• **Problem to solve**: Retype the lines beneath this one, from the first through the line containing "300, 350, 400];". Pictures are left out.

------------------------------------------------

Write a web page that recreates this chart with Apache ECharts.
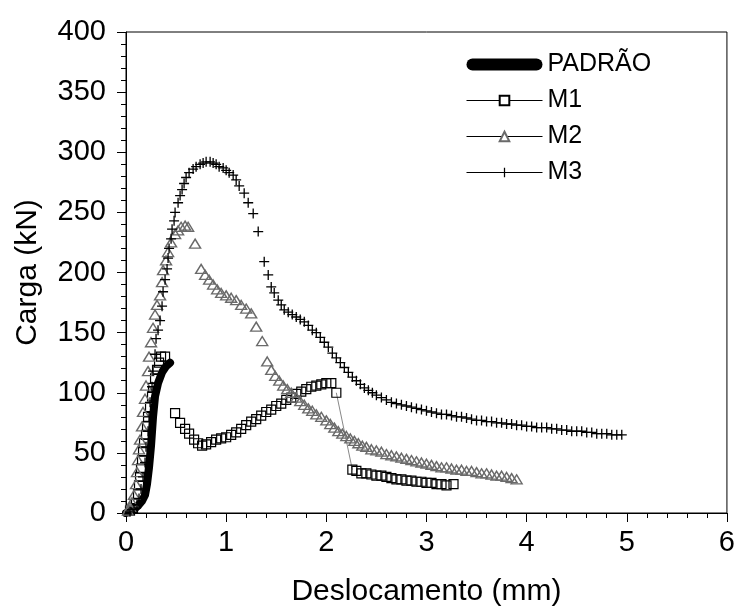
<!DOCTYPE html>
<html>
<head>
<meta charset="utf-8">
<script src="https://cdn.jsdelivr.net/npm/echarts@6/dist/echarts.min.js"></script>
<style>
  html, body { margin: 0; padding: 0; background: #fff; }
  #chart { width: 738px; height: 612px; }
</style>
</head>
<body>
<div id="chart"></div>
<script>
// Load–displacement curves: deslocamento (mm) vs carga (kN)
const xTicks = [0, 1, 2, 3, 4, 5, 6];
const yTicks = [0, 50, 100, 150, 200, 250, 300, 350, 400];

const padrao = [
  [0, 0], [0.04, 1], [0.08, 3], [0.12, 6], [0.16, 10], [0.19, 15], [0.21, 24],
  [0.23, 38], [0.25, 56], [0.27, 80], [0.29, 97], [0.32, 108], [0.36, 117],
  [0.40, 122], [0.44, 125]
];

const m1Rise = [
  [0.04, 2], [0.07, 4], [0.10, 8], [0.12, 16], [0.13, 23], [0.14, 30], [0.15, 37],
  [0.16, 44], [0.17, 51], [0.18, 58], [0.20, 65], [0.21, 72], [0.22, 80], [0.24, 88],
  [0.26, 97], [0.27, 104], [0.29, 112], [0.31, 119], [0.33, 125], [0.35, 130], [0.39, 130]
];
const m1Mid = [
  [0.49, 83], [0.54, 75], [0.59, 70], [0.63, 66], [0.68, 61], [0.72, 58], [0.76, 56],
  [0.80, 57], [0.85, 59], [0.90, 61], [0.95, 62], [1.00, 63], [1.05, 65], [1.10, 67],
  [1.15, 70], [1.20, 73], [1.25, 76], [1.30, 78], [1.35, 81], [1.40, 84], [1.45, 86],
  [1.50, 89], [1.55, 91], [1.60, 94], [1.65, 96], [1.70, 99], [1.75, 101], [1.80, 103],
  [1.85, 105], [1.90, 106], [1.95, 107], [2.00, 108], [2.05, 108], [2.10, 100]
];
const m1Tail = [
  [2.26, 36], [2.30, 35], [2.35, 33], [2.40, 33], [2.45, 32], [2.50, 31], [2.55, 31],
  [2.60, 30], [2.65, 29], [2.70, 28], [2.75, 28], [2.80, 27], [2.85, 27], [2.90, 26],
  [2.95, 26], [3.00, 25], [3.05, 25], [3.10, 24], [3.15, 24], [3.20, 23], [3.27, 24]
];

const m2 = [
  [0.02, 2], [0.04, 5], [0.06, 9], [0.08, 15], [0.10, 24], [0.11, 34], [0.12, 44],
  [0.13, 53], [0.14, 61], [0.16, 72], [0.17, 84], [0.19, 95], [0.20, 106], [0.22, 118],
  [0.23, 130], [0.25, 142], [0.27, 154], [0.29, 165], [0.31, 173], [0.34, 181],
  [0.36, 192], [0.37, 202], [0.40, 210], [0.42, 217], [0.45, 225], [0.49, 232],
  [0.52, 235], [0.55, 238], [0.59, 239], [0.62, 238], [0.69, 224], [0.75, 203],
  [0.79, 198], [0.83, 194], [0.87, 190], [0.91, 186], [0.95, 183], [1.00, 181],
  [1.05, 179], [1.10, 177], [1.15, 173], [1.20, 170], [1.25, 166], [1.30, 155],
  [1.36, 143], [1.41, 126], [1.45, 119], [1.49, 114], [1.53, 110], [1.57, 106],
  [1.61, 103], [1.65, 100], [1.70, 96], [1.74, 93], [1.78, 90], [1.82, 87], [1.86, 85],
  [1.90, 82], [1.95, 80], [2.00, 77], [2.04, 74], [2.08, 71], [2.12, 68], [2.16, 66],
  [2.20, 64], [2.24, 62], [2.28, 60], [2.32, 58], [2.36, 56], [2.40, 55], [2.45, 53],
  [2.50, 52], [2.55, 51], [2.60, 49], [2.65, 48], [2.70, 47], [2.75, 46], [2.80, 45],
  [2.85, 44], [2.90, 43], [2.95, 42], [3.00, 41], [3.05, 40], [3.10, 39], [3.15, 38],
  [3.20, 38], [3.25, 37], [3.30, 36], [3.35, 36], [3.40, 35], [3.45, 35], [3.50, 34],
  [3.55, 33], [3.60, 33], [3.65, 32], [3.70, 31], [3.75, 31], [3.80, 30], [3.85, 29],
  [3.90, 28]
];

const m3 = [
  [0.04, 1], [0.08, 3], [0.11, 7], [0.13, 12], [0.15, 20], [0.17, 30], [0.19, 42],
  [0.20, 55], [0.22, 68], [0.23, 80], [0.24, 92], [0.26, 105], [0.27, 118], [0.29, 132],
  [0.30, 145], [0.32, 152], [0.34, 160], [0.36, 172], [0.37, 184], [0.39, 194],
  [0.41, 203], [0.42, 212], [0.43, 220], [0.45, 228], [0.46, 236], [0.48, 243],
  [0.49, 250], [0.52, 258], [0.54, 264], [0.56, 269], [0.58, 274], [0.60, 279],
  [0.63, 283], [0.67, 286], [0.70, 288], [0.74, 290], [0.77, 291], [0.80, 292],
  [0.84, 292], [0.87, 291], [0.90, 290], [0.93, 288], [0.97, 287], [1.00, 285],
  [1.03, 283], [1.07, 281], [1.10, 277], [1.13, 272], [1.18, 266], [1.22, 258],
  [1.27, 249], [1.32, 234], [1.38, 209], [1.42, 198], [1.45, 188], [1.48, 183],
  [1.52, 177], [1.55, 173], [1.58, 169], [1.62, 167], [1.66, 165], [1.70, 163],
  [1.74, 161], [1.78, 159], [1.82, 156], [1.86, 152], [1.90, 150], [1.94, 146],
  [1.98, 142], [2.02, 138], [2.06, 133], [2.10, 129], [2.14, 125], [2.18, 121],
  [2.22, 117], [2.26, 113], [2.30, 110], [2.34, 107], [2.38, 104], [2.42, 102],
  [2.46, 100], [2.50, 98], [2.55, 96], [2.60, 94], [2.65, 92], [2.70, 91], [2.75, 90],
  [2.80, 89], [2.85, 88], [2.90, 87], [2.95, 86], [3.00, 85], [3.05, 84], [3.10, 83],
  [3.15, 82], [3.20, 82], [3.25, 81], [3.30, 80], [3.35, 80], [3.40, 79], [3.45, 78],
  [3.50, 77], [3.55, 77], [3.60, 76], [3.65, 76], [3.70, 75], [3.75, 75], [3.80, 74],
  [3.85, 74], [3.90, 73], [3.95, 73], [4.00, 72], [4.05, 72], [4.10, 71], [4.15, 71],
  [4.20, 71], [4.25, 70], [4.30, 70], [4.35, 69], [4.40, 69], [4.45, 68], [4.50, 68],
  [4.55, 68], [4.60, 67], [4.65, 67], [4.70, 66], [4.75, 66], [4.80, 66], [4.85, 65],
  [4.90, 65], [4.95, 65]
];

const FONT = '"Liberation Sans", Arial, sans-serif';
const PLUS = 'path://M4.35,0H5.65V4.35H10V5.65H5.65V10H4.35V5.65H0V4.35H4.35Z';
const CAPSULE = 'path://M6,0H70A6,6,0,0,1,70,12H6A6,6,0,0,1,6,0Z';

// M1 is recorded as three stretches; the drop after the second one is joined by a thin line
const m1 = m1Rise.concat(m1Mid, m1Tail);
const m1Drop = [m1Mid[m1Mid.length - 1], m1Tail[0]];

const chart = echarts.init(document.getElementById('chart'), null, { renderer: 'canvas' });

const hidden = { opacity: 0 };

chart.setOption({
  animation: false,
  backgroundColor: '#fff',
  textStyle: { fontFamily: FONT },
  grid: {
    left: 126, right: 10, top: 32, bottom: 96,
    show: true, borderColor: '#000', borderWidth: 1, backgroundColor: 'transparent'
  },
  legend: {
    orient: 'vertical',
    left: 466, top: 52,
    padding: 0,
    itemWidth: 76, itemHeight: 12, itemGap: 11,
    textStyle: { fontSize: 25, color: '#000', fontFamily: FONT },
    lineStyle: { color: '#000', width: 1, opacity: 1 },
    data: [
      { name: 'PADRÃO', icon: CAPSULE },
      { name: 'M1', itemStyle: { color: '#fff' } },
      { name: 'M2', itemStyle: { color: '#fff' } },
      'M3'
    ]
  },
  xAxis: {
    type: 'value',
    min: xTicks[0], max: xTicks[xTicks.length - 1], interval: 1,
    name: 'Deslocamento (mm)', nameLocation: 'middle', nameGap: 64,
    nameTextStyle: { fontSize: 30, color: '#000', fontFamily: FONT },
    axisLine: { show: true, lineStyle: { color: '#000', width: 1 } },
    axisTick: { show: true, inside: false, length: 9, lineStyle: { color: '#000', width: 1 } },
    minorTick: { show: true, splitNumber: 5, length: 5, lineStyle: { color: '#000', width: 1 } },
    axisLabel: { fontSize: 29, color: '#000', margin: 15, fontFamily: FONT },
    splitLine: { show: false }
  },
  yAxis: {
    type: 'value',
    min: yTicks[0], max: yTicks[yTicks.length - 1], interval: 50,
    name: 'Carga (kN)', nameLocation: 'middle', nameGap: 83,
    nameTextStyle: { fontSize: 30, color: '#000', fontFamily: FONT },
    axisLine: { show: true, lineStyle: { color: '#000', width: 1 } },
    axisTick: { show: true, inside: false, length: 9, lineStyle: { color: '#000', width: 1 } },
    minorTick: { show: true, splitNumber: 5, length: 5, lineStyle: { color: '#000', width: 1 } },
    axisLabel: { fontSize: 29, color: '#000', margin: 20, fontFamily: FONT },
    splitLine: { show: false }
  },
  series: [
    {
      name: 'PADRÃO', type: 'line', data: padrao,
      showSymbol: false, symbol: 'circle',
      lineStyle: { color: '#000', width: 8, cap: 'round', join: 'round' },
      itemStyle: { color: '#000' },
      z: 2
    },
    {
      name: 'M1-drop', type: 'line', data: m1Drop,
      showSymbol: false,
      lineStyle: { color: '#888', width: 1 },
      z: 2
    },
    {
      name: 'M1', type: 'line', data: m1,
      symbol: 'rect', symbolSize: 9,
      lineStyle: hidden,
      itemStyle: { color: 'rgba(255,255,255,0)', borderColor: '#000', borderWidth: 1.2 },
      z: 3
    },
    {
      name: 'M2', type: 'line', data: m2,
      symbol: 'triangle', symbolSize: [11, 9],
      lineStyle: hidden,
      itemStyle: { color: 'rgba(255,255,255,0)', borderColor: '#6a6a6a', borderWidth: 1.4 },
      z: 4
    },
    {
      name: 'M3', type: 'line', data: m3,
      symbol: PLUS, symbolSize: 10,
      lineStyle: hidden,
      itemStyle: { color: '#000' },
      z: 5
    }
  ]
});
</script>
</body>
</html>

------------------------------------------------

• **Result of the exercise**:
Write a web page that recreates this chart with Apache ECharts.
<!DOCTYPE html>
<html>
<head>
<meta charset="utf-8">
<script src="https://cdn.jsdelivr.net/npm/echarts@6/dist/echarts.min.js"></script>
<style>
  html, body { margin: 0; padding: 0; background: #fff; }
  #chart { width: 738px; height: 612px; }
</style>
</head>
<body>
<div id="chart"></div>
<script>
// Load–displacement curves: deslocamento (mm) vs carga (kN)
const xTicks = [0, 1, 2, 3, 4, 5, 6];
const yTicks = [0, 50, 100, 150, 200, 250, 300, 350, 400];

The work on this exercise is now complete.